Under the proposed regulations, any “applicable person” is required to furnish a broker with a transfer statement when transferring securities to the broker on or after January 1, 2011 [Prop. Reg. 1.6045A-1]. Applicable persons include another broker, any person that acts as a custodian of securities in the ordinary course of a trade or business, any issuer of securities, and any agent of these persons. In the case of securities subject to the new reporting requirements, the statement must give the receiving broker the information needed to meet the new requirements. If securities are not subject to the new rules, the transfer statement must so specify.
Do the new basis reporting rules apply to securities received by a client as a gift or inheritance?
Yes. Under the proposed regulations, gifted and inherited securities that were subject to the new rules in the account of the donor or decedent remain subject to the new rules when transferred to the recipient’s account, and “applicable persons” must prepare transfer statements for the securities.
With gifts, the transfer statement must indicate that the transfer consists of gifted securities and state the adjusted basis of the securities in the hands of the donor and the donor’s original acquisition date of the securities. The transfer statement must also report the date of the gift (if known when furnishing the statement) and the fair market value of the gift on that date (if known or readily ascertainable). Upon the subsequent sale, the selling broker must apply the relevant basis rules for gifts when reporting adjusted basis.
With inherited securities, the transfer statement must indicate that the securities are inherited and also report the date of death as the acquisition date and report the adjusted basis in accordance with the instructions and valuations provided by the executor or other authorized representative of the estate. The selling broker must use this information when preparing Form 1099-B.
How do the new reporting rules apply to “wash sales?”
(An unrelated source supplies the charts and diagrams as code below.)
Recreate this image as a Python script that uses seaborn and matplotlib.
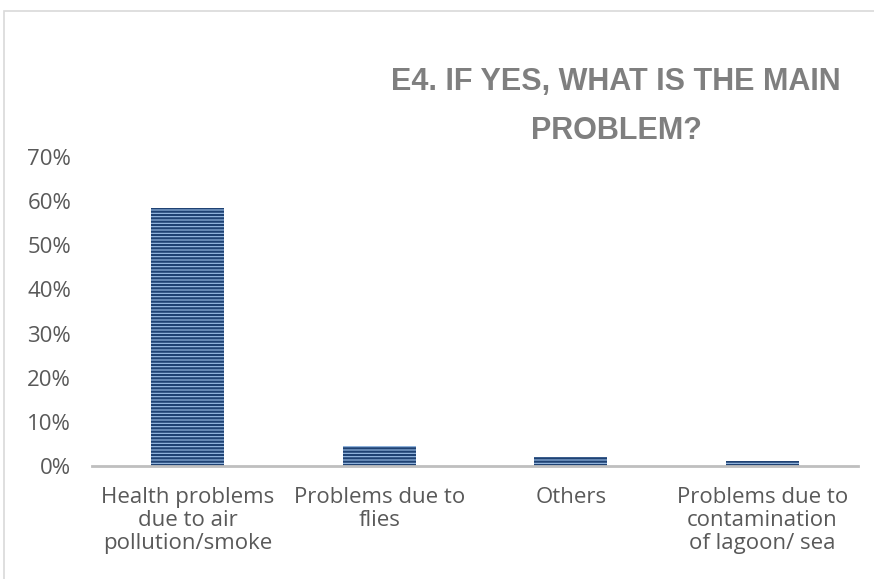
import matplotlib
matplotlib.use("Agg")
import matplotlib.pyplot as plt
import seaborn as sns
import pandas as pd
from matplotlib.patches import Rectangle

# -----------------------------
# Data
# -----------------------------
categories = [
    "Health problems\ndue to air\npollution/smoke",
    "Problems due to\nflies",
    "Others",
    "Problems due to\ncontamination\nof lagoon/ sea",
]
shares = [0.584, 0.045, 0.021, 0.011]
y_ticks = [0, 0.1, 0.2, 0.3, 0.4, 0.5, 0.6, 0.7]
title_lines = ["E4. IF YES, WHAT IS THE MAIN", "PROBLEM?"]

df = pd.DataFrame({"category": categories, "share": shares})

# -----------------------------
# Style
# -----------------------------
sns.set_theme(style="white")
plt.rcParams["font.family"] = ["Open Sans", "DejaVu Sans"]
plt.rcParams["hatch.linewidth"] = 1.6

text_grey = "#595959"
title_grey = "#7f7f7f"
navy = "#1f4273"
light_blue = "#9dc0e8"

fig = plt.figure(figsize=(8.74, 5.79), dpi=100)
ax = fig.add_axes([92 / 874, 1 - 466 / 579, 766 / 874, (466 - 157) / 579])

sns.barplot(data=df, x="category", y="share", ax=ax, color=light_blue,
            width=0.38, saturation=1)
for bar in ax.patches:
    bar.set_hatch("-----")
    bar.set_edgecolor(navy)
    bar.set_linewidth(0)

ax.set_ylim(0, 0.7)
ax.set_yticks(y_ticks)
ax.set_yticklabels([f"{int(round(t * 100))}%" for t in y_ticks])
ax.set_xlabel("")
ax.set_ylabel("")
ax.tick_params(axis="both", length=0, labelsize=16, colors=text_grey)
ax.tick_params(axis="y", pad=15)
ax.tick_params(axis="x", pad=15)
for lbl in ax.get_xticklabels():
    lbl.set_linespacing(1.12)

for side in ["top", "right", "left"]:
    ax.spines[side].set_visible(False)
ax.spines["bottom"].set_color("#bfbfbf")
ax.spines["bottom"].set_linewidth(2)

# chart frame
fig.patches.append(Rectangle((4 / 874, -0.05), 1.0, 1 - 11 / 579 + 0.05,
                             transform=fig.transFigure, fill=False,
                             edgecolor="#d9d9d9", linewidth=1.2))

# title
for txt, ypix in zip(title_lines, [82, 131]):
    fig.text(616 / 874, 1 - ypix / 579, txt, ha="center", va="center",
             fontsize=22, fontweight="bold", color=title_grey,
             family="Liberation Sans")

fig.savefig("out.png", dpi=100)
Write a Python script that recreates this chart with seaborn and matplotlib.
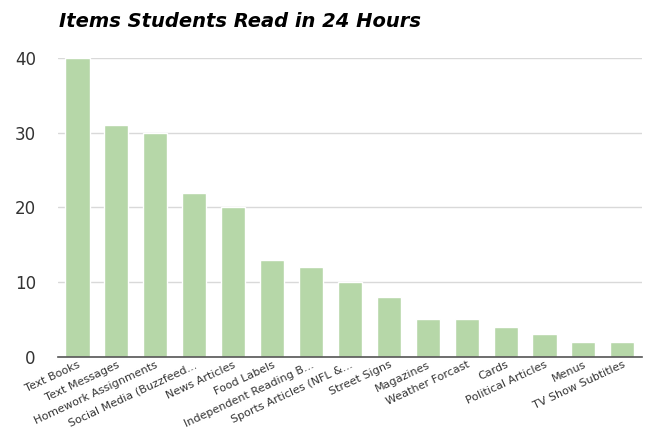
import matplotlib
matplotlib.use("Agg")
import matplotlib.pyplot as plt
import seaborn as sns
import pandas as pd

# datos
items = ["Text Books", "Text Messages", "Homework Assignments", "Social Media (Buzzfeed...",
         "News Articles", "Food Labels", "Independent Reading B...", "Sports Articles (NFL &...",
         "Street Signs", "Magazines", "Weather Forcast", "Cards", "Political Articles",
         "Menus", "TV Show Subtitles"]
counts = [40, 31, 30, 22, 20, 13, 12, 10, 8, 5, 5, 4, 3, 2, 2]

df = pd.DataFrame({"item": items, "count": counts})

sns.set_style("white")
plt.rcParams['font.family'] = ['DejaVu Sans']

fig = plt.figure(figsize=(6.45, 4.4), dpi=100)
ax = fig.add_axes([0.09, 0.189, 0.905, 0.679])

sns.barplot(data=df, x="item", y="count", color="#b6d7a8", width=0.62,
            saturation=1, ax=ax, zorder=2)

ax.set_ylim(0, 40)
ax.set_yticks([0, 10, 20, 30, 40])
ax.yaxis.grid(True, color="#d9d9d9", linewidth=1, zorder=0)
ax.set_axisbelow(True)
ax.set_xlabel("")
ax.set_ylabel("")
for s in ["top", "right", "left"]:
    ax.spines[s].set_visible(False)
ax.spines["bottom"].set_color("#555555")
ax.spines["bottom"].set_linewidth(1.2)
ax.tick_params(axis="y", length=0, labelsize=12, colors="#333333", pad=16)
ax.tick_params(axis="x", length=0, labelsize=8, colors="#333333", pad=2)
plt.setp(ax.get_xticklabels(), rotation=25, ha="right", rotation_mode="anchor")

fig.text(0.092, 0.952, "Items Students Read in 24 Hours", fontsize=14,
         fontweight="bold", fontstyle="italic", color="#000000", va="center")

fig.savefig("out.png", dpi=100)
Under Code Section 1091, a sale of securities is considered a wash sale if the seller acquires “substantially identical” securities within 30 days before or after the sale. Any loss on a wash sale is not currently deductible, but the basis of the reacquired securities is adjusted to reflect the disallowed loss. The proposed regulations provide that a broker is required take the wash sale rules into account on Form 1099-B only if both the purchase and sale transactions occur in the same account with the sameCommittee on Uniform Security Identification Procedures (CUSIP) number. If a broker is required to apply the wash sale basis adjustments, the broker must report the amount of the disallowed loss in addition to the adjusted basis for the sold security. The broker must adjust the basis of the purchased security by the amount of the disallowed loss when reporting the eventual sale of the purchased security.